The Dangerous Temptation
Don’t try to manufacture a contrarian statement because it sounds clever. That leads to:
- Positioning that doesn’t match your actual expertise
- Messages that feel forced and inauthentic
- Content that you can’t sustain long-term
- Confusion about what you actually stand for
Build your world first. Worry about reframing entire industries later.
Your Box Audit
Right now, what boxes are you operating within?
What assumptions about your industry, your market, your pricing, your capacity have you accepted as facts?
What would become possible if those constraints weren’t real?
Your world is waiting to be built.
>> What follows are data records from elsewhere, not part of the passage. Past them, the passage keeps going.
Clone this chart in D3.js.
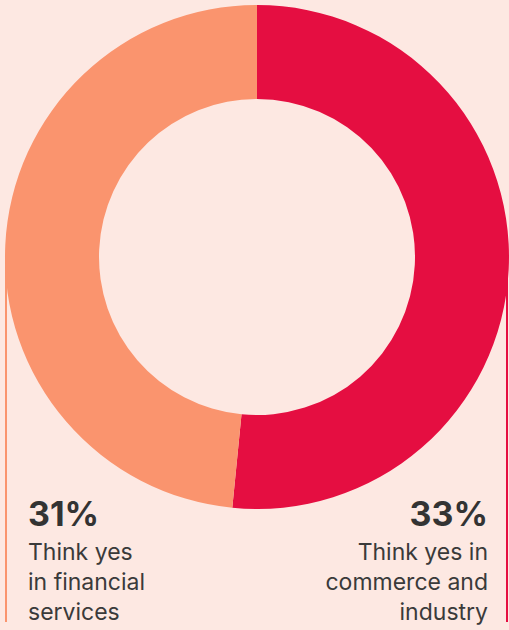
<!DOCTYPE html>
<html>
<head>
<meta charset="utf-8">
<script src="https://cdn.jsdelivr.net/npm/d3@7"></script>
<style>
  html, body { margin: 0; padding: 0; background: #fde8e2; }
  svg { display: block; }
</style>
</head>
<body>
<div id="chart"></div>
<script>
// data
var categories = ["commerce and industry", "financial services"];
var values = [33, 31];
var valueLabels = ["33%", "31%"];
var captions = [["Think yes in", "commerce and", "industry"], ["Think yes", "in financial", "services"]];
var colors = ["#e50e41", "#fa946e"];

var width = 509, height = 630;
var cx = 257, cy = 257;
var outerR = 252, innerR = 158;

var svg = d3.select("#chart").append("svg")
  .attr("width", width)
  .attr("height", height);

svg.append("rect")
  .attr("width", width).attr("height", height)
  .attr("fill", "#fde8e2");

// leader lines down the sides
var sideX = [507, 6];
svg.selectAll(".lead").data(values).enter()
  .append("line")
  .attr("x1", function(d, i) { return sideX[i]; })
  .attr("x2", function(d, i) { return sideX[i]; })
  .attr("y1", cy)
  .attr("y2", 622)
  .attr("stroke", function(d, i) { return colors[i]; })
  .attr("stroke-width", 2);

var pie = d3.pie().sort(null).value(function(d) { return d; });
var arc = d3.arc().innerRadius(innerR).outerRadius(outerR);

var g = svg.append("g")
  .attr("transform", "translate(" + cx + "," + cy + ")");

g.selectAll("path").data(pie(values)).enter()
  .append("path")
  .attr("d", arc)
  .attr("fill", function(d, i) { return colors[i]; });

// labels
var labelX = [488, 28];
var anchors = ["end", "start"];
var font = "Inter, 'Noto Sans', sans-serif";

var lab = svg.selectAll(".lab").data(categories).enter()
  .append("g")
  .attr("class", "lab");

lab.append("text")
  .attr("x", function(d, i) { return labelX[i]; })
  .attr("y", 526)
  .attr("text-anchor", function(d, i) { return anchors[i]; })
  .attr("font-family", font)
  .attr("font-weight", 700)
  .attr("font-size", "34px")
  .attr("fill", "#333333")
  .text(function(d, i) { return valueLabels[i]; });

lab.each(function(d, i) {
  d3.select(this).selectAll(".cap").data(captions[i]).enter()
    .append("text")
    .attr("x", labelX[i])
    .attr("y", function(t, j) { return 560 + j * 30; })
    .attr("text-anchor", anchors[i])
    .attr("font-family", font)
    .attr("font-size", "23px")
    .attr("fill", "#3a3a3a")
    .text(function(t) { return t; });
});
</script>
</body>
</html>
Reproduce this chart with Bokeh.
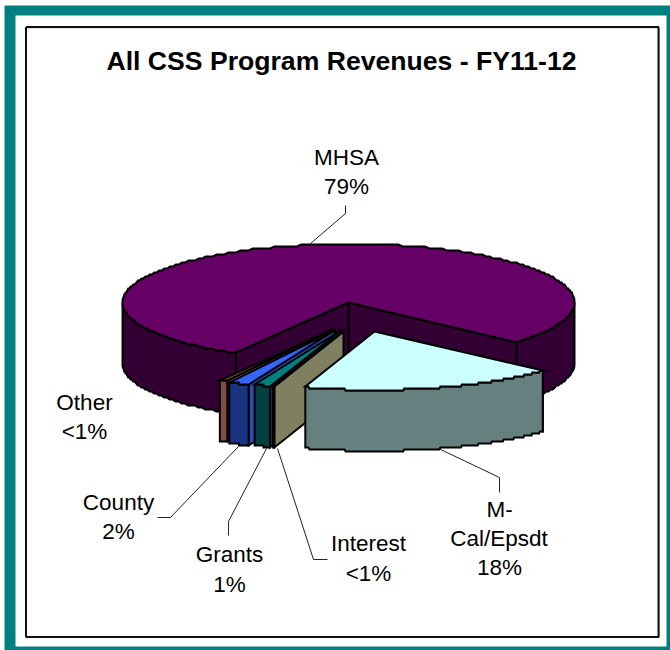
import numpy as np
from bokeh.plotting import figure
from bokeh.models import Range1d
from bokeh.core.properties import value
from bokeh.embed import file_html
from bokeh.resources import INLINE

categories = ["MHSA", "M-Cal/Epsdt", "Interest", "Grants", "County", "Other"]
shares = [78.25, 18.3, 0.1, 1.15, 1.5, 0.6]
top_colors = ["#660066", "#ccffff", "#808060", "#008080", "#3366ff", "#a85c5c"]
rim_colors = ["#330033", "#668080", "#404030", "#004040", "#1a3380", "#804d4d"]
cut_colors = ["#330033", "#668080", "#808060", "#003c5c", "#2a50b8", "#996666"]
centers_x = [348, 374, 343, 340, 334, 332]
centers_y = [302, 331, 331, 330, 330, 329]
draw_order = [0, 5, 4, 3, 2, 1]

RX, RY, DEPTH = 226, 58.5, 61
START = 209.9
STEP = 2.0

p = figure(width=670, height=650, x_range=Range1d(0, 670), y_range=Range1d(650, 0),
           x_axis_type=None, y_axis_type=None, toolbar_location=None,
           output_backend="svg", min_border=0, outline_line_color=None,
           background_fill_color="white", border_fill_color="white")
p.grid.visible = False

# frame
p.patch([4, 670, 670, 4], [5, 5, 650, 650], fill_color="#008080", line_color=None)
p.patch([15, 666, 666, 15], [15, 15, 646, 646], fill_color="white", line_color=None)
p.line([26, 659, 659, 26, 26], [27.5, 27.5, 637, 637, 27.5], line_color="#bbbbbb", line_width=1)
p.line([25.5, 658, 658, 25.5, 25.5], [26.5, 26.5, 636.5, 636.5, 26.5], line_color="#111111", line_width=2)


def rim(cx, cy, t):
    r = np.radians(t)
    return cx + RX * np.sin(r), np.round((cy - RY * np.cos(r)) / STEP) * STEP


total = sum(shares)
angles = [START]
for s in shares:
    angles.append(angles[-1] + 360 * s / total)
bounds = [(angles[i], angles[i + 1]) for i in range(len(shares))]


def face(xs, ys, color):
    p.patch(list(xs), list(ys), fill_color=color, line_color="black", line_width=2,
            line_join="miter")


for i in draw_order:
    t0, t1 = bounds[i]
    cx, cy = centers_x[i], centers_y[i]
    tt = np.linspace(t0, t1, 240)
    X, Y = rim(cx, cy, tt)
    sx, sy = X[0], Y[0]
    ex, ey = X[-1], Y[-1]
    if i == 0:
        face([cx, ex, ex, cx], [cy, ey, ey + DEPTH, cy + DEPTH], cut_colors[i])
    face([cx, sx, sx, cx], [cy, sy, sy + DEPTH, cy + DEPTH], cut_colors[i])
    m = (np.mod(tt, 360) >= 90) & (np.mod(tt, 360) <= 270)
    idx = np.where(m)[0]
    if len(idx):
        splits = np.split(idx, np.where(np.diff(idx) > 1)[0] + 1)
        for part in splits:
            face(np.r_[X[part], X[part][::-1]], np.r_[Y[part], Y[part][::-1] + DEPTH], rim_colors[i])
    face(np.r_[cx, X], np.r_[cy, Y], top_colors[i])

lead_x = [[345, 345, 310], [157, 170, 238], [228, 228, 266], [327, 313, 277], [438, 499, 499]]
lead_y = [[205, 213, 243], [517, 517, 446], [535, 521, 448], [559, 559, 448], [448, 477, 492]]
p.multi_line(lead_x, lead_y, line_color="#222222", line_width=1)

label_text = ["MHSA", "79%", "Other", "<1%", "County", "2%", "Grants", "1%", "Interest", "<1%", "M-", "Cal/Epsdt", "18%"]
label_x = [346, 346, 84, 84, 118, 118, 229, 229, 368, 368, 499, 498.5, 499]
label_y = [157, 186, 402, 431, 502, 531, 554, 584, 543, 573, 509, 538, 567]
p.text(label_x, label_y, text=label_text, text_font=value("Liberation Sans"),
       text_font_size="22.5px", text_align="center", text_baseline="middle", text_color="black")
p.text([341], [60], text=["All CSS Program Revenues - FY11-12"], text_font=value("Liberation Sans"),
       text_font_style="bold", text_font_size="26.6px", text_align="center",
       text_baseline="middle", text_color="black")

open("out.html", "w").write(file_html(p, INLINE))
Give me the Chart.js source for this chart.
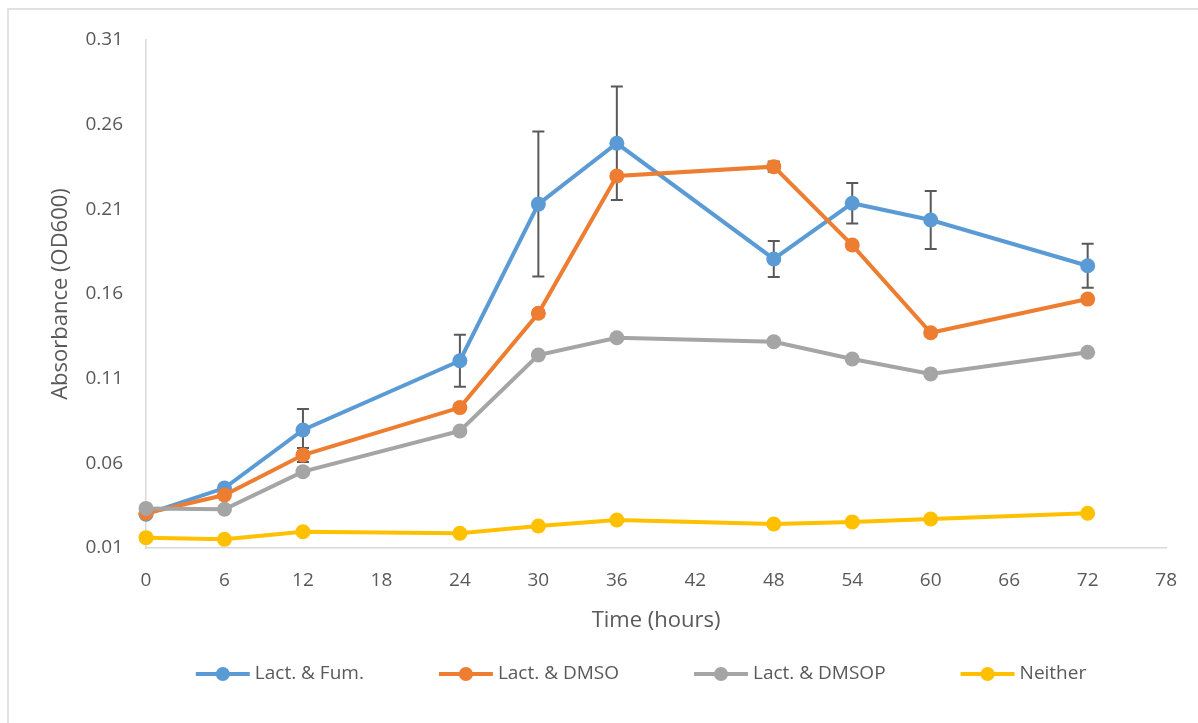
<!DOCTYPE html>
<html>
<head>
<meta charset="utf-8">
<script src="https://cdn.jsdelivr.net/npm/chart.js@4"></script>
<style>
  html, body { margin: 0; padding: 0; background: #ffffff; }
  #wrap { width: 1198px; height: 723px; position: relative; }
</style>
</head>
<body>
<div id="wrap"><canvas id="growth" width="1198" height="723"></canvas></div>
<script>
// Sampling times (hours) and axis tick values
const hours = [0, 6, 12, 24, 30, 36, 48, 54, 60, 72];
const xTicks = [0, 6, 12, 18, 24, 30, 36, 42, 48, 54, 60, 66, 72, 78];
const yTicks = [0.01, 0.06, 0.11, 0.16, 0.21, 0.26, 0.31];

// Mean OD600 per condition
const lactFum   = [0.0300, 0.0454, 0.0797, 0.1206, 0.2131, 0.2490, 0.1807, 0.2136, 0.2037, 0.1767];
const lactDmso  = [0.0305, 0.0413, 0.0649, 0.0929, 0.1486, 0.2297, 0.2352, 0.1889, 0.1371, 0.1570];
const lactDmsop = [0.0334, 0.0329, 0.0551, 0.0791, 0.1240, 0.1342, 0.1318, 0.1216, 0.1128, 0.1256];
const neither   = [0.0161, 0.0151, 0.0196, 0.0187, 0.0230, 0.0265, 0.0242, 0.0254, 0.0271, 0.0305];

// Standard deviations (± error bars)
const lactFumErr  = [0.0010, 0.0015, 0.0124, 0.0154, 0.0428, 0.0335, 0.0106, 0.0120, 0.0171, 0.0130];
const lactDmsoErr = [0.0010, 0.0015, 0.0041, 0.0020, 0.0020, 0.0020, 0.0030, 0.0020, 0.0020, 0.0020];

const seriesNames  = ['Lact. & Fum.', 'Lact. & DMSO', 'Lact. & DMSOP', 'Neither'];
const seriesColors = ['#5B9BD5', '#ED7D31', '#A5A5A5', '#FFC000'];

const FONT = "'Open Sans', 'Noto Sans', sans-serif";
const TEXT = '#595959';

function toPoints(ys) { return hours.map((h, i) => ({ x: h, y: ys[i] })); }

function makeSet(i, ys, errs, order) {
  return {
    label: seriesNames[i],
    data: toPoints(ys),
    errors: errs || null,
    borderColor: seriesColors[i],
    backgroundColor: seriesColors[i],
    borderWidth: 4,
    pointRadius: 7.5,
    pointHoverRadius: 7.5,
    pointBorderWidth: 0,
    tension: 0,
    clip: false,
    order: order
  };
}

// Outer frame of the chart
const framePlugin = {
  id: 'frame',
  beforeDraw(chart) {
    const ctx = chart.ctx;
    ctx.save();
    ctx.fillStyle = '#ffffff';
    ctx.fillRect(0, 0, chart.width, chart.height);
    ctx.strokeStyle = '#D9D9D9';
    ctx.lineWidth = 1.5;
    ctx.beginPath();
    ctx.moveTo(8, chart.height);
    ctx.lineTo(8, 9);
    ctx.lineTo(chart.width, 9);
    ctx.stroke();
    ctx.restore();
  }
};

// Vertical error bars with caps, drawn beneath the series
const errorBarPlugin = {
  id: 'errorBars',
  beforeDatasetsDraw(chart) {
    const ctx = chart.ctx;
    const xs = chart.scales.x, ys = chart.scales.y;
    ctx.save();
    ctx.strokeStyle = '#595959';
    ctx.lineWidth = 2;
    chart.data.datasets.forEach(ds => {
      if (!ds.errors) return;
      ds.data.forEach((p, i) => {
        const e = ds.errors[i];
        const px = xs.getPixelForValue(p.x);
        const top = ys.getPixelForValue(p.y + e);
        const bot = ys.getPixelForValue(p.y - e);
        ctx.beginPath();
        ctx.moveTo(px, top); ctx.lineTo(px, bot);
        ctx.moveTo(px - 6, top); ctx.lineTo(px + 6, top);
        ctx.moveTo(px - 6, bot); ctx.lineTo(px + 6, bot);
        ctx.stroke();
      });
    });
    ctx.restore();
  }
};

// Legend row: line sample with marker, then the series name
const legendPlugin = {
  id: 'lineLegend',
  afterDraw(chart) {
    const ctx = chart.ctx;
    ctx.save();
    ctx.font = '19px ' + FONT;
    const lineW = 54, gapText = 5, gapItem = 75;
    const items = chart.data.datasets.map(ds => ({
      label: ds.label, color: ds.borderColor,
      w: lineW + gapText + ctx.measureText(ds.label).width
    }));
    const total = items.reduce((s, it) => s + it.w, 0) + gapItem * (items.length - 1);
    let x = 641 - total / 2;
    const y = 674;
    items.forEach(it => {
      ctx.strokeStyle = it.color;
      ctx.lineWidth = 4;
      ctx.beginPath();
      ctx.moveTo(x, y); ctx.lineTo(x + lineW, y);
      ctx.stroke();
      ctx.fillStyle = it.color;
      ctx.beginPath();
      ctx.arc(x + lineW / 2, y, 7, 0, Math.PI * 2);
      ctx.fill();
      ctx.fillStyle = TEXT;
      ctx.textAlign = 'left';
      ctx.textBaseline = 'middle';
      ctx.fillText(it.label, x + lineW + gapText, y);
      x += it.w + gapItem;
    });
    ctx.restore();
  }
};

new Chart(document.getElementById('growth'), {
  type: 'line',
  data: {
    datasets: [
      makeSet(0, lactFum, lactFumErr, 4),
      makeSet(1, lactDmso, lactDmsoErr, 3),
      makeSet(2, lactDmsop, null, 2),
      makeSet(3, neither, null, 1)
    ]
  },
  options: {
    responsive: false,
    animation: false,
    devicePixelRatio: 1,
    layout: { padding: { left: 0, right: 30, top: 40, bottom: 75 } },
    plugins: {
      legend: { display: false },
      tooltip: { enabled: false }
    },
    scales: {
      x: {
        type: 'linear',
        min: 0, max: 78,
        afterBuildTicks(scale) { scale.ticks = xTicks.map(v => ({ value: v })); },
        afterFit(scale) { scale.height = 100; },
        grid: { display: true, drawOnChartArea: false, drawTicks: false },
        border: { display: true, color: '#D9D9D9', width: 1.5 },
        ticks: { color: TEXT, font: { family: FONT, size: 19 }, padding: 21, maxRotation: 0, autoSkip: false },
        title: { display: true, text: 'Time (hours)', color: TEXT, font: { family: FONT, size: 22 }, padding: { top: 0, bottom: 14 } }
      },
      y: {
        type: 'linear',
        min: 0.01, max: 0.31,
        afterBuildTicks(scale) { scale.ticks = yTicks.map(v => ({ value: v })); },
        afterFit(scale) { scale.width = 146; },
        grid: { display: true, drawOnChartArea: false, drawTicks: false },
        border: { display: true, color: '#D9D9D9', width: 1.5 },
        ticks: { color: TEXT, font: { family: FONT, size: 19 }, padding: 23, callback: v => v.toFixed(2) },
        title: { display: true, text: 'Absorbance (OD600)', color: TEXT, font: { family: FONT, size: 22 }, padding: { top: 48, bottom: 0 } }
      }
    }
  },
  plugins: [framePlugin, errorBarPlugin, legendPlugin]
});
</script>
</body>
</html>
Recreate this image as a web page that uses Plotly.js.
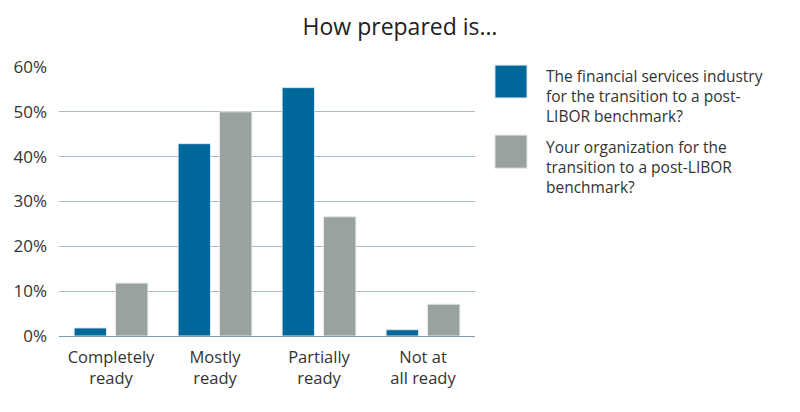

But first, you have to see the box you’re currently in.
Because you can’t build a world while you’re trapped in someone else’s reality.
The Bottom Line
Every successful world builder started by questioning a constraint everyone else accepted as fact.
Disney questioned geographical entertainment limitations.
Apple questioned technology complexity requirements.
Netflix questioned physical media distribution necessities.
What constraint in your field does everyone accept as unchangeable?
That’s where your world begins.
The box you’re in feels real because everyone around you accepts the same limitations. But acceptance isn’t truth. It’s just collective agreement about what’s possible.
Build your world. Question everything. Expand beyond what anyone thinks is realistic.
Because businesses grow to the size of their box.
But worlds grow to the size of their imagination.